The rest of the book walks you through the embroidered elements that make up the letters and designs.
The way Elisabetta teaches the elements to us is through small practice motifs that are, in themselves, just lovely!
Before stitching the letters or other designs in the book, then, it would be a good exercise to work through each of these practice motifs.
In the photo above, you can see the wheat, worked out in stages in four photos. Below, in the text, she explains how the wheat is stitched and what colors of DMC threads she used to stitch it. On the background of that spread and in an inset photo to the right, you see the wheat stitched on the letter design.
You can see in the photo above the presentation of the poppies and how they are added to the letter design.
Here, you see the cornflowers presented in four photos that show the development of the practice element, and then photos of the cornflowers added to the decorative letters.
The bluebells are presented the same way, and you can see on the right how the letter is filling up with each element as it is learned.
Finally, we have the little Margherita daisies, and, as you can see in the letter on the right, the embroidery is complete.
This incremental approach with practice motifs is very effective. It should give the embroiderer great confidence in a successful completion of the letter, after working through the small practice sample. Plus, each little practice sample is a beautiful little bit of embroidery on its own!
Aside from all the traceable letters of the alphabet in the design section, you’ll also find many smaller designs, floral sprays, and accents that can be used as small projects on their own or as part of a matching set of embroidered goods.
I love the clock!
And this jar cover with its central motif and corner decorations is perfectly charming! That corner design is ideal for hand embroidered cloth napkins and table linens that are monogrammed with the letters in the book.

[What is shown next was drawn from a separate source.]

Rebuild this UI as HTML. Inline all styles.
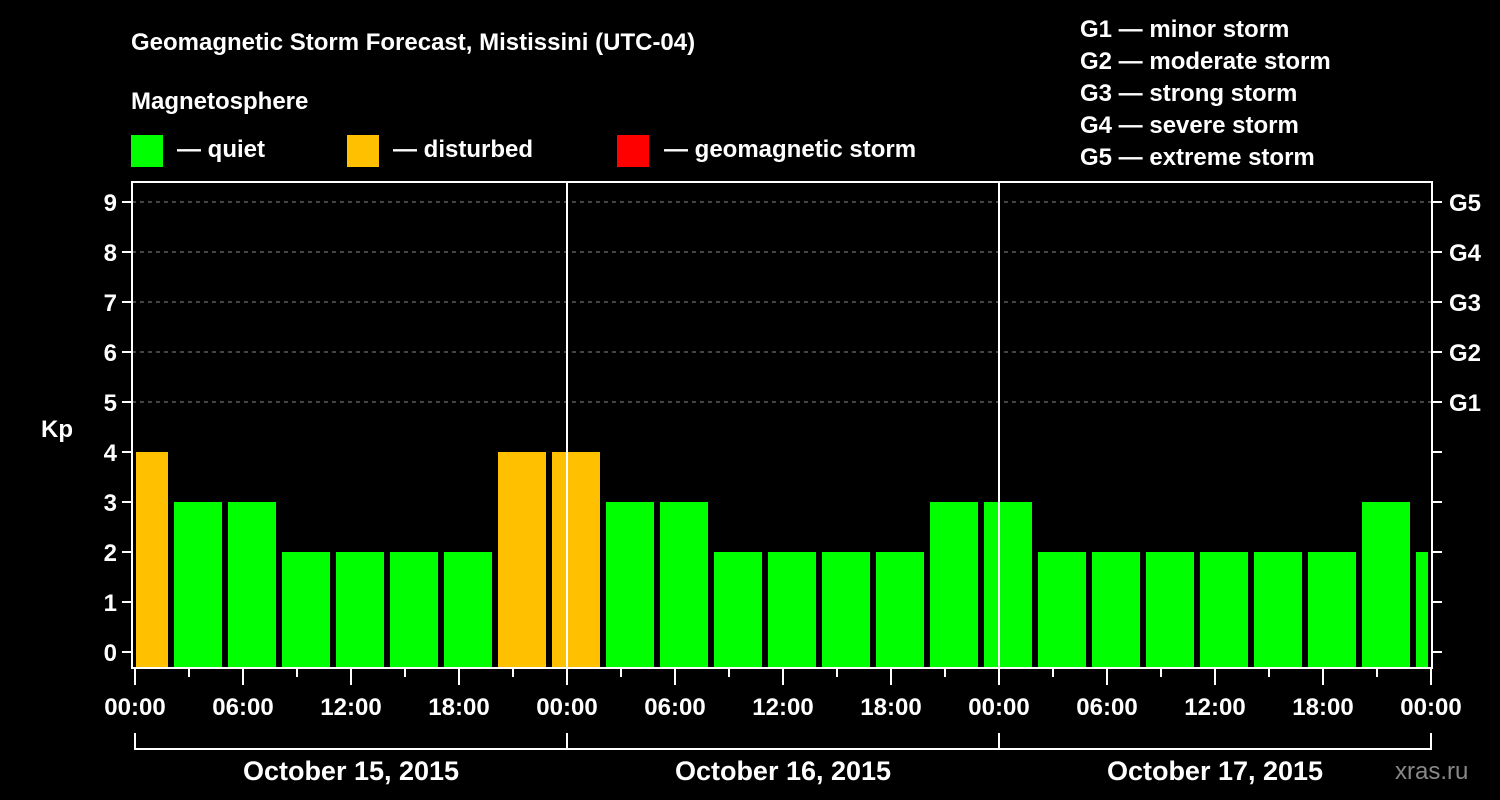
<!DOCTYPE html>
<html><head><meta charset="utf-8"><style>
html,body{margin:0;padding:0;background:#000;}
svg{display:block;font-family:"Liberation Sans",Arial,sans-serif;font-weight:bold;}
</style></head><body>
<svg id="chart" width="1500" height="800" viewBox="0 0 1500 800" xmlns="http://www.w3.org/2000/svg">
<rect width="1500" height="800" fill="#000"/>
<text x="131" y="50" fill="#fff" font-size="24">Geomagnetic Storm Forecast, Mistissini (UTC-04)</text>
<text x="131" y="109" fill="#fff" font-size="24">Magnetosphere</text>
<g><rect x="131" y="135" width="32" height="32" fill="#00ff00"/><text x="177" y="157" fill="#fff" font-size="24">— quiet</text></g>
<g><rect x="347" y="135" width="32" height="32" fill="#ffc000"/><text x="393" y="157" fill="#fff" font-size="24">— disturbed</text></g>
<g><rect x="617" y="135" width="32" height="32" fill="#ff0000"/><text x="664" y="157" fill="#fff" font-size="24">— geomagnetic storm</text></g>
<g fill="#fff" font-size="24">
<text x="1080" y="37">G1 — minor storm</text>
<text x="1080" y="69">G2 — moderate storm</text>
<text x="1080" y="101">G3 — strong storm</text>
<text x="1080" y="133">G4 — severe storm</text>
<text x="1080" y="165">G5 — extreme storm</text>
</g>
<text x="41" y="437" fill="#fff" font-size="24">Kp</text>
<g id="grid"></g>
<g id="bars"></g>
<g id="axes"></g>
<text x="1395" y="779" fill="#888" font-size="24" font-weight="normal">xras.ru</text>
</svg>
<script>
const kpValues=[4,3,3,2,2,2,2,4,4,3,3,2,2,2,2,3,3,2,2,2,2,2,2,3,2];
const yTicks=[0,1,2,3,4,5,6,7,8,9];
const gLabels=["G1","G2","G3","G4","G5"];
const xTickLabels=["00:00","06:00","12:00","18:00","00:00","06:00","12:00","18:00","00:00","06:00","12:00","18:00","00:00"];
const dayLabels=["October 15, 2015","October 16, 2015","October 17, 2015"];
const NS="http://www.w3.org/2000/svg";
const L=132,R=1432,T=182,B=668;
const y=v=>652-50*v;
const xh=h=>135+18*h; // hours since Oct 15 00:00
function mk(tag,attrs,parent){const e=document.createElementNS(NS,tag);for(const k in attrs)e.setAttribute(k,attrs[k]);parent.appendChild(e);return e;}
const grid=document.getElementById('grid'),bars=document.getElementById('bars'),axes=document.getElementById('axes');
for(let v=5;v<=9;v++){const l=mk('line',{x1:L,x2:R,y1:y(v),y2:y(v),stroke:'#888','stroke-dasharray':'4,4','stroke-width':1},grid);

}
kpValues.forEach((v,i)=>{
const c=xh(3*i-1+1.5)-18+18; // bar center: slot starts 1h before 3h boundary
const cx=144+54*i;
let x0=Math.max(cx-24,L+4),x1=Math.min(cx+24,R-4);
const col=v>=5?'#ff0000':(v>=4?'#ffc000':'#00ff00');
const r=mk('rect',{x:x0,y:y(v),width:x1-x0,height:B-1-y(v),fill:col},bars);


});
mk('rect',{x:L,y:T,width:R-L,height:B-T,fill:'none',stroke:'#fff','stroke-width':2},axes);
[1,2].forEach(d=>{const l=mk('line',{x1:xh(24*d),x2:xh(24*d),y1:T,y2:B,stroke:'#fff','stroke-width':2},axes);

});
yTicks.forEach(v=>{
mk('line',{x1:L-10,x2:L,y1:y(v),y2:y(v),stroke:'#fff','stroke-width':2},axes);
mk('line',{x1:R,x2:R+10,y1:y(v),y2:y(v),stroke:'#fff','stroke-width':2},axes);
const t=mk('text',{x:L-15,y:y(v)+9,fill:'#fff','font-size':24,'text-anchor':'end'},axes);t.textContent=v;


});
gLabels.forEach((g,i)=>{const t=mk('text',{x:1449,y:y(5+i)+9,fill:'#fff','font-size':24},axes);t.textContent=g;

});
for(let h=0;h<=72;h+=3){mk('line',{x1:xh(h),x2:xh(h),y1:B,y2:h%6===0?685:677,stroke:'#fff','stroke-width':2},axes);}
xTickLabels.forEach((s,i)=>{const t=mk('text',{x:xh(6*i),y:715,fill:'#fff','font-size':24,'text-anchor':'middle'},axes);t.textContent=s;

});
mk('line',{x1:xh(0),x2:xh(72),y1:749,y2:749,stroke:'#fff','stroke-width':2},axes);
for(let d=0;d<=3;d++)mk('line',{x1:xh(24*d),x2:xh(24*d),y1:733,y2:750,stroke:'#fff','stroke-width':2},axes);
dayLabels.forEach((s,i)=>{const t=mk('text',{x:xh(24*i+12),y:780,fill:'#fff','font-size':27,'text-anchor':'middle'},axes);t.textContent=s;

});
</script>
</body></html>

I think “charming” is a good word to describe this collection. It is not formal – it has a kind of freshness and freedom to it, like breezy wildflowers gathered on a summer day and brought inside to scatter their own sunshine while they loosely adorn a table.
Did I mention her use of Palestrina stitch, by the way? Be still my heart! I love that stitch, and the way she uses it on the projects in the book, for blue bows and twirls – oh, lordy! I’m in love!
I desperately want to stitch something from this book right now. Elisabetta’s elegant sense of design and color appeals to me so much!
Oh heck. Why not? It’s time for a little side project, isn’t it?
Where to Find It
You can find Elisabetta’s book in various places.
If you’re in Europe or the UK, you can contact Elisabetta through her blog here to get information on purchasing. You might consider subscribing to her blog or adding it to your feedreader, too, if you want to enjoy her embroidery explorations.
Needle in a Haystack also has a fresh supply of A Flower Alphabet in stock here, too, if you’re looking for Elisabetta’s earlier book. It is $34.
In Australia, I know that All Threads Embroidery carries A Flower Alphabet (the first book), so you might contact them to see if they are going to bring in In a Wheat Field.
And I Digress…
And that, my friends, is your temptation this Monday morning. I’m afraid I’m going to digress on a little side project and see about stitching up something from this book. I’ll show you what, when, why, how down the road!
Nothing like a little stitching digression to keep the juices flowing!
Later this week, I’ll catch you up on some other stitching, and we’ll talk about whitework again. I’m also toying with some beads lately. And making a little doohickey to help me keep orts and stuff in place, which I’d eventually like to show to you. I’m still trying to develop some sweet sewing skills, but I’m a bit slow!